A £2,800 grant that will help fund cookery workshops for youngsters and adults is causing a stir in Rose Hill.

The Green Square Group’s Rose Hill Lottery project was awarded the cash by High Sheriff Graham Upton at an awards ceremony held at the beginning of this month.

As well as the cookery workshops, the project will organise four community lunches over the course of the next year for the estate’s residents.

Fran Gardner, Rose Hill community worker for the Green Square Group, said: “We are really thrilled to have been chosen for the High Sheriff Community Integration Awards.

“We will use the money to develop cookery courses for adults and children on the estate.

“The benefit is to learn how to prepare healthy food on a budget.”

She added: “Our work in Rose Hill centres on food as a way of bringing diverse parts of this community together.

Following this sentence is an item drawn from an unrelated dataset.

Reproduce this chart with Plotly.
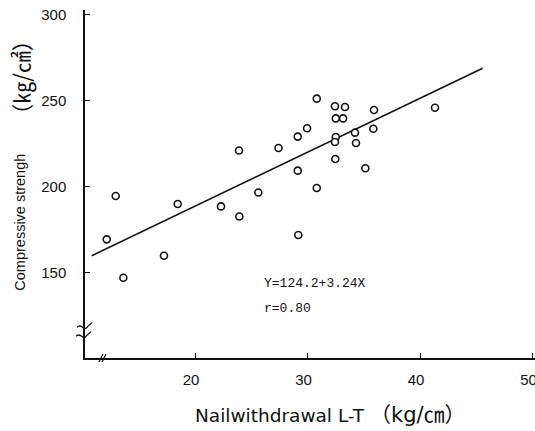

“Food poverty on the estate is increasing and this funding will allow us to teach residents the skills needed to produce good, nutritious and tasty food on a tight budget.”

The community lunches, which are yet to be organised, will take place once every three months over the next year.

Ms Gardner said: “We are looking at various venues.

“We are looking at having a summer picnic at the Rivermead Nature Reserve in Rose Hill.”

The details of the cookery workshops are also yet to be announced.

Charmaine Swift, school manager at Rose Hill Primary School, said: “For us it is a brilliant idea because it helps children to learn to cook healthly as they grow up.

“It is good for the future – they will be able to look after themselves.”

In total, 28 organisations applied for a share of the £8,000 pot, but there was only four successful organisations including Green Square Group, Cowley Road Works, Nepalese Community Oxfordshire, and Slade and Headington Children’s Centre.

They have been offered addition mentoring if needed.

Mr Upton said: “It is important to us that the groups do not just receive money and then feel unsupported, we want to help create sustainable projects therefore if groups need mentors to help, we can provide that.”

Ten-year-old Ryan said: “The classes are a really good idea. I like cooking and I would like to go to the classes.”

Nanio, 11, added: “They are lots of fun for children and children could help their parents with cooking.”